Among the Old Kingdom relics recovered from the Pyramids are the (tiny) life-size statue of Zoser and the Treasure of Queen Hetepheres, exquisite jewellery belonging to the mother of Cheops and buried with her at Giza. The highlights, though, belong to the New Kingdom and an Egypt beyond Cairo: the legendary Tutankhamun galleries (gold shrines, gold thrones and the boy-king’s famous funerary mask) and the gruesome mummified bodies of some of Egypt’s most famous pharaohs, embalmed in the Valley of the Kings near Luxor some 3500 years ago and several still sporting quiffs of matted hair.

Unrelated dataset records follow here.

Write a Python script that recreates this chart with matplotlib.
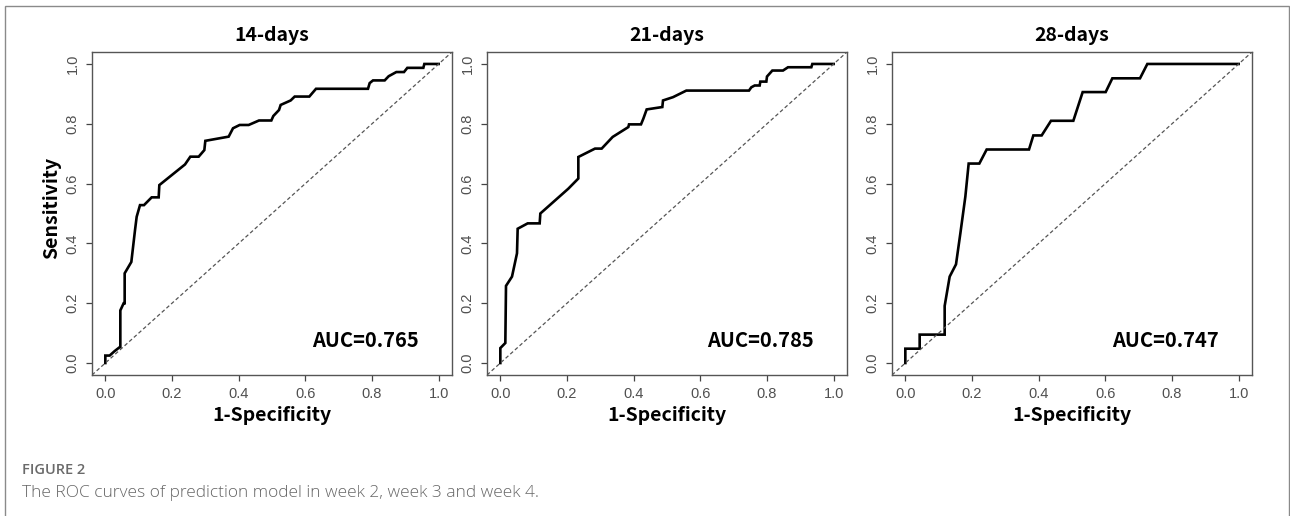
import matplotlib
matplotlib.use("Agg")
import matplotlib.pyplot as plt
from matplotlib.patches import Rectangle

# ROC points (1-specificity, sensitivity)
fpr14 = [0, 0, 0.013, 0.028, 0.043, 0.045, 0.045, 0.055, 0.058, 0.058, 0.078, 0.089, 0.094,
         0.104, 0.116, 0.139, 0.16, 0.162, 0.239, 0.255, 0.28, 0.297, 0.3, 0.37, 0.383, 0.403,
         0.43, 0.461, 0.498, 0.504, 0.521, 0.526, 0.556, 0.568, 0.612, 0.632, 0.788, 0.793,
         0.803, 0.838, 0.85, 0.873, 0.896, 0.906, 0.954, 0.957, 1]
tpr14 = [0, 0.025, 0.025, 0.04, 0.053, 0.053, 0.176, 0.2, 0.2, 0.3, 0.338, 0.444, 0.489,
         0.528, 0.528, 0.554, 0.554, 0.595, 0.664, 0.69, 0.69, 0.712, 0.743, 0.757, 0.785, 0.796,
         0.796, 0.811, 0.811, 0.826, 0.846, 0.863, 0.878, 0.891, 0.891, 0.917, 0.917, 0.936,
         0.945, 0.945, 0.959, 0.973, 0.973, 0.987, 0.987, 1.0, 1.0]

fpr21 = [0, 0, 0.015, 0.017, 0.035, 0.05, 0.052, 0.082, 0.118, 0.12, 0.204, 0.234, 0.234,
         0.284, 0.304, 0.337, 0.384, 0.386, 0.422, 0.429, 0.439, 0.486, 0.488, 0.518, 0.558,
         0.746, 0.753, 0.763, 0.778, 0.78, 0.798, 0.8, 0.816, 0.848, 0.863, 0.933, 0.936, 1]
tpr21 = [0, 0.05, 0.067, 0.258, 0.289, 0.367, 0.449, 0.467, 0.467, 0.5, 0.583, 0.617, 0.689,
         0.717, 0.717, 0.756, 0.789, 0.798, 0.798, 0.817, 0.848, 0.856, 0.878, 0.889, 0.911,
         0.911, 0.922, 0.928, 0.928, 0.941, 0.941, 0.958, 0.978, 0.978, 0.989, 0.989, 1.0, 1.0]

fpr28 = [0, 0, 0.043, 0.043, 0.118, 0.118, 0.133, 0.152, 0.165, 0.18, 0.19, 0.222, 0.244,
         0.371, 0.384, 0.409, 0.437, 0.504, 0.532, 0.601, 0.621, 0.704, 0.726, 1]
tpr28 = [0, 0.048, 0.048, 0.095, 0.095, 0.191, 0.289, 0.33, 0.433, 0.556, 0.667, 0.667, 0.714,
         0.714, 0.761, 0.761, 0.81, 0.81, 0.906, 0.906, 0.952, 0.952, 1.0, 1.0]

titles = ["14-days", "21-days", "28-days"]
aucs = ["AUC=0.765", "AUC=0.785", "AUC=0.747"]
curves = [(fpr14, tpr14), (fpr21, tpr21), (fpr28, tpr28)]
ticks = [0.0, 0.2, 0.4, 0.6, 0.8, 1.0]

bold_font = ["Noto Sans CJK SC", "DejaVu Sans"]
tick_font = "Liberation Sans"

fig = plt.figure(figsize=(12.9, 5.16), dpi=100)

lefts = [92, 487, 892]
for i in range(3):
    ax = fig.add_axes([lefts[i] / 1290, 1 - 375 / 516, 360 / 1290, 323 / 516])
    fpr, tpr = curves[i]
    ax.plot(fpr, tpr, color="black", lw=1.9, solid_joinstyle="miter")
    ax.axline((0, 0), (1, 1), color="#555555", lw=0.9, dashes=(3, 2))
    ax.set_xlim(-0.04, 1.04)
    ax.set_ylim(-0.04, 1.04)
    ax.set_xticks(ticks)
    ax.set_yticks(ticks)
    ax.set_xticklabels(["%.1f" % t for t in ticks], family=tick_font, fontsize=10.5, color="#505050")
    ax.set_yticklabels(["%.1f" % t for t in ticks], family=tick_font, fontsize=10.5, color="#505050",
                       rotation=90, va="center")
    ax.tick_params(direction="out", length=4.5, width=0.9, color="#444444", pad=4.5)
    for s in ax.spines.values():
        s.set_color("#555555")
        s.set_linewidth(1.0)
    ax.set_title(titles[i], family=bold_font, fontweight="bold", fontsize=14, y=1.05, pad=0, va="center")
    ax.set_xlabel("1-Specificity", family=bold_font, fontweight="bold", fontsize=14, va="center")
    ax.xaxis.set_label_coords(0.5, -0.124)
    if i == 0:
        ax.set_ylabel("Sensitivity", family=bold_font, fontweight="bold", fontsize=14, va="center")
        ax.yaxis.set_label_coords(-0.111, 0.517)
    ax.text(0.78, 0.077, aucs[i], family=bold_font, fontweight="bold", fontsize=14.5,
            ha="center", va="center")

# outer frame and caption
fig.patches.append(Rectangle((4.5 / 1290, -0.1), 1284 / 1290, 1.1 - 5.5 / 516,
                             transform=fig.transFigure, fill=False, edgecolor="#8a8a8a", lw=1.0))
fig.text(22 / 1290, 1 - 470 / 516, "FIGURE 2", family="Open Sans", fontweight="semibold",
         fontsize=10.5, color="#6a6a6a", va="center")
fig.text(22 / 1290, 1 - 493 / 516, "The ROC curves of prediction model in week 2, week 3 and week 4.",
         family="Open Sans", fontweight="light", fontsize=12.5, color="#666666", va="center")

fig.savefig("out.png", dpi=100)
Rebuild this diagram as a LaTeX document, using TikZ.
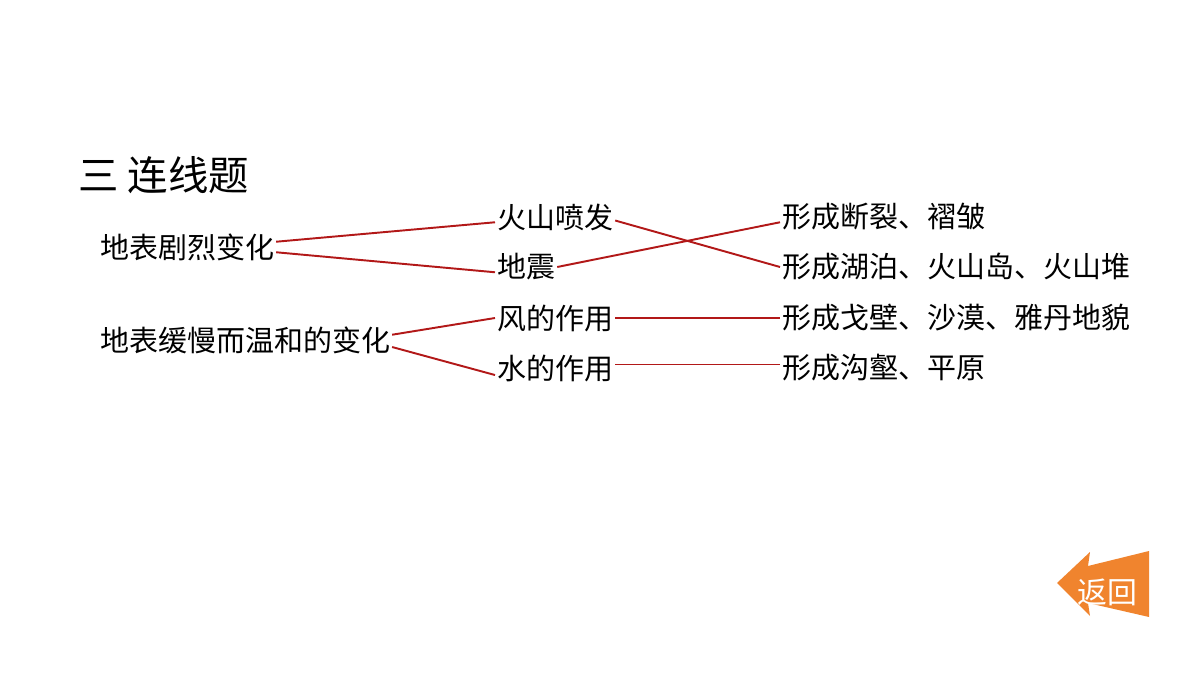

500 to 600 AD: The Coptic churches
As pharonic rule faded, Persian invaders founded a new city on the banks of the northern Nile: Babylon-in-Egypt, today’s Old Cairo. It was here that Christianity first began to take root in the first century AD and where Egyptian Christians (known as Copts) built several magnificent churches, which remain the focal point of Cairo’s Coptic community. This is an area of narrow, twisting lanes, enclosed by high walls – a world hidden away from the bustle up on the main streets nearby. The Church of St Sergius and St Bacchus, founded here in 500 AD, is the oldest in Egypt, and reputedly the hiding place of the Holy Family when they fled from Palestine. But it is bettered by the incredible Hanging Church, seemingly levered in between neighbouring buildings, two graceful white towers gleaming out from its dusty-brown surroundings. Built around 600 AD over the ruins of a Roman fort, it appears to suspend in mid air, an architectural trick you can appreciate through glass panels in the floor inside. Its darkly atmospheric interior is a rich riot of faded frescos and gilded icons, including a venerable portrait of the Virgin Mary and baby Jesus, drawn on deerskin and known as the "Coptic Mona Lisa".